- **What you have to do**
Copy out each line featuring the string "Output" from the entries beneath.

- **Given information**
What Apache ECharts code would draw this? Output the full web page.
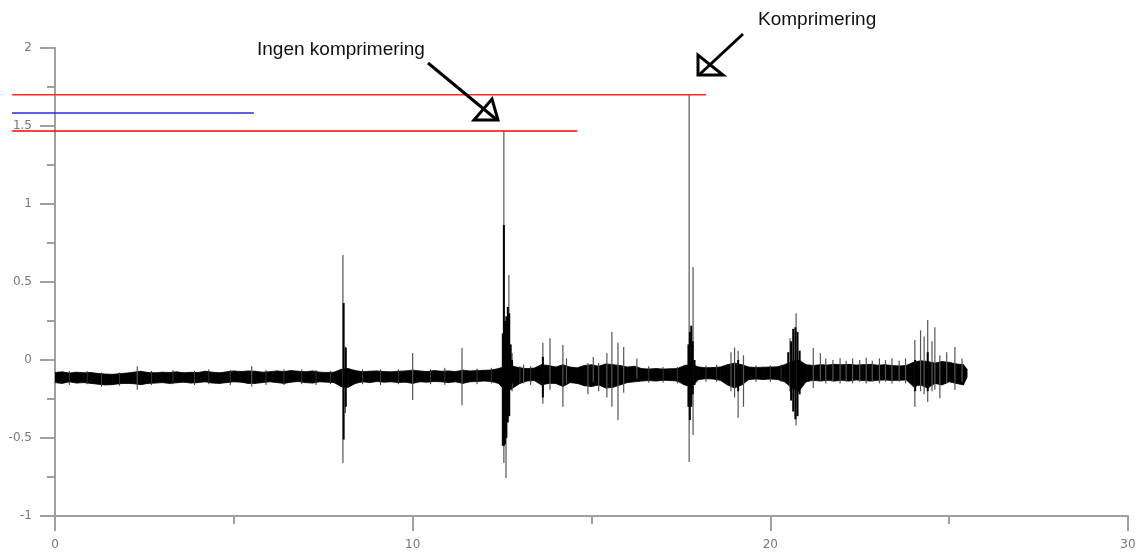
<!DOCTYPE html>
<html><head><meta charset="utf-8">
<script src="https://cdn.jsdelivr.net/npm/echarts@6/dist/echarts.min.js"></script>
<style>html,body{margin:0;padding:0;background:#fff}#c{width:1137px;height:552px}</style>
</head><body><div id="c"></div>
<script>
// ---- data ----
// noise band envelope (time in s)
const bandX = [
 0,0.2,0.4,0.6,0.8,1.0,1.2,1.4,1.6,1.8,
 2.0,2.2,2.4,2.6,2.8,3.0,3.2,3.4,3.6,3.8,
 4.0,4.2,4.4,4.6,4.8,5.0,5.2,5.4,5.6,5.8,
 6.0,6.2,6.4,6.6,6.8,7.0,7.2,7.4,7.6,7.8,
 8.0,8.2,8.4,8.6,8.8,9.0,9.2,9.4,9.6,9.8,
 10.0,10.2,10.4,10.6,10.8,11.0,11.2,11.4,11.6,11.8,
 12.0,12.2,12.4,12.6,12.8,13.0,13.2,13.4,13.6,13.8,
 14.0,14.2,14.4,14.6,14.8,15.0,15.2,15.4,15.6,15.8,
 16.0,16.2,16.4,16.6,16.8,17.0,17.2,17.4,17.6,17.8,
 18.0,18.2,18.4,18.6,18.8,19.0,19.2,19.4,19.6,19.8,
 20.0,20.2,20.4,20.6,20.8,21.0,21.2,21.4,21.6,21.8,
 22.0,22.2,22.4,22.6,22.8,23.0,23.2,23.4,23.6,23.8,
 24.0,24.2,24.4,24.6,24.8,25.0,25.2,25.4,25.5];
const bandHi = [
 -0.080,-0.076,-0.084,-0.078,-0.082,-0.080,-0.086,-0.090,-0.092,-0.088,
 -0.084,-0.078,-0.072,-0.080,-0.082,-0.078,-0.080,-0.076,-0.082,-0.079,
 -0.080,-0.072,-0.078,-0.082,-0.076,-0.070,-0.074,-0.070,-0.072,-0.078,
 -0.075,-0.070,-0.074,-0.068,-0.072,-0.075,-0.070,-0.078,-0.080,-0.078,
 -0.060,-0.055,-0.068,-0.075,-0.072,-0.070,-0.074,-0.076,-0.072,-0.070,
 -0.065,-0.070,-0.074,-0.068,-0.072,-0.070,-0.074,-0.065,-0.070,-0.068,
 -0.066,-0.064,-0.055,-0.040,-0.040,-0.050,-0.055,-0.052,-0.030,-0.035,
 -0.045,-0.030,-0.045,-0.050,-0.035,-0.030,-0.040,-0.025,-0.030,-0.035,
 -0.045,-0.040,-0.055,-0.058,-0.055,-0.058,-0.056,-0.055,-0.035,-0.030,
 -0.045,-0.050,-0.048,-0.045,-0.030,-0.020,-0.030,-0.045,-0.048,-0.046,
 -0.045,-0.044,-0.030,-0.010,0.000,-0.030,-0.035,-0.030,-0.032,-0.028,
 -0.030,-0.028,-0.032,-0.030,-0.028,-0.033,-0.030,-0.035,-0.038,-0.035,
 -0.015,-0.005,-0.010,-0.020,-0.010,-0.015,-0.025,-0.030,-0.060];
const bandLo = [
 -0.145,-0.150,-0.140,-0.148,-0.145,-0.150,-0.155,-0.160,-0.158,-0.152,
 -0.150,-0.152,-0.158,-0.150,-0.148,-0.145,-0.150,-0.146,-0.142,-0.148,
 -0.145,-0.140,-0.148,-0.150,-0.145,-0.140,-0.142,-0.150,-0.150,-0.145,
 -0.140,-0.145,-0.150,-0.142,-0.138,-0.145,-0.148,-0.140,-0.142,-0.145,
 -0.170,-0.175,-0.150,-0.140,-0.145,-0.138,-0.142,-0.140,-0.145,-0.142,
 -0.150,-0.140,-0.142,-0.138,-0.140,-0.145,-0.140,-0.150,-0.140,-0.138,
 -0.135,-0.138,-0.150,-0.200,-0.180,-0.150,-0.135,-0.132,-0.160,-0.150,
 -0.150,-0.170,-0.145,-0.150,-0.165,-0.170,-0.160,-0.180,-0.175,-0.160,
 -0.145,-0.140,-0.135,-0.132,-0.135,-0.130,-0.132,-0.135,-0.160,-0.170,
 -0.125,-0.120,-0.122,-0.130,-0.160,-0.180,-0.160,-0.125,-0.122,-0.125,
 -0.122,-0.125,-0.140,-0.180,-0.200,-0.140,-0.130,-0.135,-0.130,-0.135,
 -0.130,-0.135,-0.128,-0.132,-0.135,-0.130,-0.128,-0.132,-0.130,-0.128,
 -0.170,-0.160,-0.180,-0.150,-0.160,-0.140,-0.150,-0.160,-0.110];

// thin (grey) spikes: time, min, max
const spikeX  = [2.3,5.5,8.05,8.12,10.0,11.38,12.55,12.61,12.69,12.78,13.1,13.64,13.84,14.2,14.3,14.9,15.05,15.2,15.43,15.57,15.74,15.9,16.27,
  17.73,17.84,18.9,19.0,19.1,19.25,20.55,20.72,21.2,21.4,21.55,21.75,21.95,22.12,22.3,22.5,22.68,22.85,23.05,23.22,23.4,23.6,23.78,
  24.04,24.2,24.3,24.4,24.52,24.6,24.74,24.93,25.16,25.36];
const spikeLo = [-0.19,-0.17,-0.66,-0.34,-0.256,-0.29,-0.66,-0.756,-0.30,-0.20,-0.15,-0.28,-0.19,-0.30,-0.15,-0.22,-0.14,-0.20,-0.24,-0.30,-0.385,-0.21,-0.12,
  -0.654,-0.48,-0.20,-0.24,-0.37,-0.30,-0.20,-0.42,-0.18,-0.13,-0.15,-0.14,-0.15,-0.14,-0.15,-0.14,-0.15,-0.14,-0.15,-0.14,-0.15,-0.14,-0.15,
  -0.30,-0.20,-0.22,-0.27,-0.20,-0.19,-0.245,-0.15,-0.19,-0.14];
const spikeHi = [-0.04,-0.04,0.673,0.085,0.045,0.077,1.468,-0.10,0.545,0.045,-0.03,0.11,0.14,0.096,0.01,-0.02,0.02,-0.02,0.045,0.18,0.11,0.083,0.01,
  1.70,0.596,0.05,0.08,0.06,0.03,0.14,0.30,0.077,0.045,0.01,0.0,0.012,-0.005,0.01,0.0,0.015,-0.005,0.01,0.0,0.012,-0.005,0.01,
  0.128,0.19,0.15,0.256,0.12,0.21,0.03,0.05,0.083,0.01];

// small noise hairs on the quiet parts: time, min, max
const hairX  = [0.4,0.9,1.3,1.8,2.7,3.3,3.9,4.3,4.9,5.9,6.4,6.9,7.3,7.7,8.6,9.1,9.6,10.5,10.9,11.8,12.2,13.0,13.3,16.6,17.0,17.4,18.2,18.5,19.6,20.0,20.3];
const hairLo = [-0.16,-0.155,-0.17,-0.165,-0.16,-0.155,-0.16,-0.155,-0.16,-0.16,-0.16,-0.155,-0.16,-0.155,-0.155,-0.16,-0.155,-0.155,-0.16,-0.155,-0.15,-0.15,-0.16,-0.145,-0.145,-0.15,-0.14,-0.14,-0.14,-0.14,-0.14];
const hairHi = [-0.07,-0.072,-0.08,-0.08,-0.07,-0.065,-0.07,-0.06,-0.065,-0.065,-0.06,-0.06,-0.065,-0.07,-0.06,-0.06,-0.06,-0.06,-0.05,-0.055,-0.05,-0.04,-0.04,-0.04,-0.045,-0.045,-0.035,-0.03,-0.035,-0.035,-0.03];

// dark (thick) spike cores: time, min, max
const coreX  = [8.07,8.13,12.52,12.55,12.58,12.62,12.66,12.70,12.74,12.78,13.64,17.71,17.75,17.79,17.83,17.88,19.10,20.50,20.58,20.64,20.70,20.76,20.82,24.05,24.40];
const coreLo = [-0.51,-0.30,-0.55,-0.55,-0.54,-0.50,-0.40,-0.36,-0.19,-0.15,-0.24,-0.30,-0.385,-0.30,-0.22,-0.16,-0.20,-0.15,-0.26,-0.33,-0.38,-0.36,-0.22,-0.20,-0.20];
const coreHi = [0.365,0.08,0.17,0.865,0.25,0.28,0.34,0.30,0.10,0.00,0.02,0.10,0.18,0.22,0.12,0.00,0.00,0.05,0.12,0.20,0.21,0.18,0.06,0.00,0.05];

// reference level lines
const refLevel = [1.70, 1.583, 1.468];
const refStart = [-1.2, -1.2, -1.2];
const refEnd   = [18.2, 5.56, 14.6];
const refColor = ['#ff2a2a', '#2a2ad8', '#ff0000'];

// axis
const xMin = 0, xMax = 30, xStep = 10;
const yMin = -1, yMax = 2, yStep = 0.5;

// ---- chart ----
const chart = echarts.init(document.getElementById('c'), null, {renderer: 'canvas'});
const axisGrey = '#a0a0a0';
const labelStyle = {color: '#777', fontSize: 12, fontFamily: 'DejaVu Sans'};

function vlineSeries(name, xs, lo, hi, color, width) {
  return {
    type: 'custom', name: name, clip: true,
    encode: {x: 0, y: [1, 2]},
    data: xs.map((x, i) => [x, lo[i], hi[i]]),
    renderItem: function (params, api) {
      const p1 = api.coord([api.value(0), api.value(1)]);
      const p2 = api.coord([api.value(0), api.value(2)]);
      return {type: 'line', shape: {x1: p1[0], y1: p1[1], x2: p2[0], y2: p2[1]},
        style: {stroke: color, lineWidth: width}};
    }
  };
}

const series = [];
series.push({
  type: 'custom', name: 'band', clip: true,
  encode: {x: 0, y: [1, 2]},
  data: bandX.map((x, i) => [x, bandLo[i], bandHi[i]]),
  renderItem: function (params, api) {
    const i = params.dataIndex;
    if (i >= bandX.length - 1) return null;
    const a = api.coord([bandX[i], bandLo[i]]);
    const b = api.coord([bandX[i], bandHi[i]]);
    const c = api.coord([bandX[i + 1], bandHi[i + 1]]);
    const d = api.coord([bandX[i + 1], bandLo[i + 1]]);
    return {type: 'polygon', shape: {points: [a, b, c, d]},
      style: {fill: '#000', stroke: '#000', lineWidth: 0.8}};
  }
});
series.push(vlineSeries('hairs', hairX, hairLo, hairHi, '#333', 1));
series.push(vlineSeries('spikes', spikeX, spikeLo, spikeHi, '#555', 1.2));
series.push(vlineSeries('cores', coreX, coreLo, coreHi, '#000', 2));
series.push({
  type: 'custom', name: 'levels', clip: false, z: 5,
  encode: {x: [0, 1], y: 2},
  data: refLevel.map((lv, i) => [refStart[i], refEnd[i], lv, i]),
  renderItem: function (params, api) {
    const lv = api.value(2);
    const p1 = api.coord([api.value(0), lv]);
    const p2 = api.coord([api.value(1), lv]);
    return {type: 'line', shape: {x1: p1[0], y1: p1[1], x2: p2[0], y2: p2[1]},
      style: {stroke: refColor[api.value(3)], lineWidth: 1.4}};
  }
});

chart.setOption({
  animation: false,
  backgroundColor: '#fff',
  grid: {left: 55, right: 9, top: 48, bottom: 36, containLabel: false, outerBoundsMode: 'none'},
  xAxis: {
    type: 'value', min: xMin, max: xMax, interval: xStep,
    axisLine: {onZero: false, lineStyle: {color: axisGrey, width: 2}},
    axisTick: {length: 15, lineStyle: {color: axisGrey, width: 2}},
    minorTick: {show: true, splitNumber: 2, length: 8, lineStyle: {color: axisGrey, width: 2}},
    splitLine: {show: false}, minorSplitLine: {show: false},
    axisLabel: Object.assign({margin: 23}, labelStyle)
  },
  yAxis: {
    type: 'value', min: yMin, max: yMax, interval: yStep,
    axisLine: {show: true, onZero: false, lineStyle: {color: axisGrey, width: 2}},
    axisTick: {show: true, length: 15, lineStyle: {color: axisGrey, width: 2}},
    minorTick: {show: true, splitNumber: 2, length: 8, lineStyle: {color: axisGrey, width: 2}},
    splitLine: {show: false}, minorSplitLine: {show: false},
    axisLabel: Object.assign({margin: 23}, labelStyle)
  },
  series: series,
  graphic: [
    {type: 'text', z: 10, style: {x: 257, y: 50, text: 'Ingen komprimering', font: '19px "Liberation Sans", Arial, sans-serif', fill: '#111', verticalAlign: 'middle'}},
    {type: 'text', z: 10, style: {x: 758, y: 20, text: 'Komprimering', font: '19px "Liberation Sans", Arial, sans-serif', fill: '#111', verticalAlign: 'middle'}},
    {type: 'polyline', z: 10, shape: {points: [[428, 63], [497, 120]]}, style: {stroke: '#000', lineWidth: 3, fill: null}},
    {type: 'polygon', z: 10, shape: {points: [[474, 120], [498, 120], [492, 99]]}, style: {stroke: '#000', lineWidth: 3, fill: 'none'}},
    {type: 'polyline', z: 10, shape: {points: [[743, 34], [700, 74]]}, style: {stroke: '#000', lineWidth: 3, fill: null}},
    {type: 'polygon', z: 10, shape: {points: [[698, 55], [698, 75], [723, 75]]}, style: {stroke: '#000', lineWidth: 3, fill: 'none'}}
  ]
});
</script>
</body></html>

...

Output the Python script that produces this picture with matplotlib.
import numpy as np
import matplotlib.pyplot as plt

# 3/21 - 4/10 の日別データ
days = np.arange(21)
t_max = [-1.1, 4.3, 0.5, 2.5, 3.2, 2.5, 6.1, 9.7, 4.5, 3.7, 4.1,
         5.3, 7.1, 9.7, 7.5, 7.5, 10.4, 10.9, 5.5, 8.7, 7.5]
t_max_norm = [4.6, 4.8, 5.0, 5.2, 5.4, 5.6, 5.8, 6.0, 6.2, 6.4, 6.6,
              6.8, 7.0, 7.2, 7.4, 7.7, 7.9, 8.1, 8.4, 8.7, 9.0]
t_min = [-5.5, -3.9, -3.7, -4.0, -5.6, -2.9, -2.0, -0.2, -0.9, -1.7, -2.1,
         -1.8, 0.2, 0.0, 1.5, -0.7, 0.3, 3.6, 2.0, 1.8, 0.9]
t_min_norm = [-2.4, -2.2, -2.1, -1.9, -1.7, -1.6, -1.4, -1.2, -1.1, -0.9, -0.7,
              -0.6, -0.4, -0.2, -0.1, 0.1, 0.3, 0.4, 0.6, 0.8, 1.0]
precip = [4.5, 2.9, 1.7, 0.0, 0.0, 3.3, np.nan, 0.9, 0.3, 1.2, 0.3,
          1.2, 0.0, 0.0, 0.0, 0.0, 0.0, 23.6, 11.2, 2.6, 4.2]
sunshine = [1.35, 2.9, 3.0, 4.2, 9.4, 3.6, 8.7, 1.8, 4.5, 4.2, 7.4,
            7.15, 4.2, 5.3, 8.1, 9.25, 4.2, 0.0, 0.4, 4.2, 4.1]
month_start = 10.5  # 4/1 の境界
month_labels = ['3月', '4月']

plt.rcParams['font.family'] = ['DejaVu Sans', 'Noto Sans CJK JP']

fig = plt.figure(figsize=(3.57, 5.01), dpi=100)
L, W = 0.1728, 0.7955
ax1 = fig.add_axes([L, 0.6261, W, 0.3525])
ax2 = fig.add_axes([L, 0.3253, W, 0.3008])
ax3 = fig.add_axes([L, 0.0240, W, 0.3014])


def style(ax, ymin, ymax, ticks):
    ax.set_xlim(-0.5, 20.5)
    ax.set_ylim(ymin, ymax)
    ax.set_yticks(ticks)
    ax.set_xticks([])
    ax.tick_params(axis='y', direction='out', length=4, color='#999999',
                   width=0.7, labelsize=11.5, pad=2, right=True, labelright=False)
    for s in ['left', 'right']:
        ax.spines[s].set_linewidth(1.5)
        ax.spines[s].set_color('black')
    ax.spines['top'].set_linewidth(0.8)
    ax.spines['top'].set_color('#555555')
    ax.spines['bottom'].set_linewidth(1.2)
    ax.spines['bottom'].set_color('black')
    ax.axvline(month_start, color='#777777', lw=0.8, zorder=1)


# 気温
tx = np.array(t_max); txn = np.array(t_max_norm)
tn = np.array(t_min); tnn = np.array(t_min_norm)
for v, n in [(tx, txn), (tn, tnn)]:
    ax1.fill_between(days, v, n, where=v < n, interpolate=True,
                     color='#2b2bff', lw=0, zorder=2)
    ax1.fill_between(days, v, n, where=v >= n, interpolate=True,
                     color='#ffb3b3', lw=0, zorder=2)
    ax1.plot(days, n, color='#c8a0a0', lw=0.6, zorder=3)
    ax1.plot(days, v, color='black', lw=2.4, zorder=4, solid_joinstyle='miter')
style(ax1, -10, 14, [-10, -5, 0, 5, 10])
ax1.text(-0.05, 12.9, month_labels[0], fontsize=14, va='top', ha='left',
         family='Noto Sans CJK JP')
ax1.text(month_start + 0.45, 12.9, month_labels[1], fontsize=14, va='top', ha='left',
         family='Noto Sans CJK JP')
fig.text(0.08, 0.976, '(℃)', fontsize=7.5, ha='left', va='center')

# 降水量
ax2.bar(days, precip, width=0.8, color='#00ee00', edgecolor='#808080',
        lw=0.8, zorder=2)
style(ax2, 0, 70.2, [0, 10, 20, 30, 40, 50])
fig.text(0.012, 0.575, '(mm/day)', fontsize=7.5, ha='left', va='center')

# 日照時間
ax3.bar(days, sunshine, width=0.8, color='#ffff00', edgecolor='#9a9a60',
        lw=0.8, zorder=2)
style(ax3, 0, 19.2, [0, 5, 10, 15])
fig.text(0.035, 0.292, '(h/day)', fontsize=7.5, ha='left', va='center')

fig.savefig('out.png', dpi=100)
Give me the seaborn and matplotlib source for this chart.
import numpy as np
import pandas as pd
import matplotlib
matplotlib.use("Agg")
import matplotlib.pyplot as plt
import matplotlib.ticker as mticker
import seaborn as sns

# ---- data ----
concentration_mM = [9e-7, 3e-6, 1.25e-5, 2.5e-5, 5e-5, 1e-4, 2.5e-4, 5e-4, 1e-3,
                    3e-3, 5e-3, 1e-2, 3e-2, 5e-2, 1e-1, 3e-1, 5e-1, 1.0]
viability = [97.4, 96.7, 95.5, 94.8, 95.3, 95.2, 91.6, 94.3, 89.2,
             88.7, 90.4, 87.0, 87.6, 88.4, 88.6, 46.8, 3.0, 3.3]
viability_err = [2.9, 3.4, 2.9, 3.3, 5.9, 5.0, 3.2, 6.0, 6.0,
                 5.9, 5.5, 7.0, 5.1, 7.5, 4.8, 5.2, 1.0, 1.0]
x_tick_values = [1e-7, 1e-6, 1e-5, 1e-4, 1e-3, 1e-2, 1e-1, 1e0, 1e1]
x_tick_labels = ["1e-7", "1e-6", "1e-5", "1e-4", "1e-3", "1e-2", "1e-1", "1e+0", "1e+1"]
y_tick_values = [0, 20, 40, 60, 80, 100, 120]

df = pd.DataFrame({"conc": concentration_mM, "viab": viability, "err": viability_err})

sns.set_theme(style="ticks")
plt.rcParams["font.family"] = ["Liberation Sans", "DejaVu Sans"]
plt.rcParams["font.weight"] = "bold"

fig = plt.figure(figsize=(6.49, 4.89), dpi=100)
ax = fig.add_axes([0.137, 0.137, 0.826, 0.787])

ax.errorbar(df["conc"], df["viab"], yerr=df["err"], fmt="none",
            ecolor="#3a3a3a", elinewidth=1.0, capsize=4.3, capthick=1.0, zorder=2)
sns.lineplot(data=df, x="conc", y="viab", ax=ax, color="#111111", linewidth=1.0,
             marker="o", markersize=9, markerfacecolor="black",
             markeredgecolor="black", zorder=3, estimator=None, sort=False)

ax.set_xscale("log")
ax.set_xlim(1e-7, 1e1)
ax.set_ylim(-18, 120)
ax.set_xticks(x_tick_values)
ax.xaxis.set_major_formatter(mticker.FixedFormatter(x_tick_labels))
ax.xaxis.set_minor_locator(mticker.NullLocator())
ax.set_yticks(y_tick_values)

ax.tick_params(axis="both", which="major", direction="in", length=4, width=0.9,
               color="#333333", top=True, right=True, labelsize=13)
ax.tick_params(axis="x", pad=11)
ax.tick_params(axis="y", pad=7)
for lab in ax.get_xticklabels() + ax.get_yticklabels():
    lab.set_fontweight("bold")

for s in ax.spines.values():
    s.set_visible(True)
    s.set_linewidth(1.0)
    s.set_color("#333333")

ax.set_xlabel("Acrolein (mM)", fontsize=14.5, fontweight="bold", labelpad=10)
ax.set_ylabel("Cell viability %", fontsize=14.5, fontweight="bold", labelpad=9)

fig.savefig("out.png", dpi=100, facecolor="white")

- **Reply**
What Apache ECharts code would draw this? Output the full web page.
Output the Python script that produces this picture with matplotlib.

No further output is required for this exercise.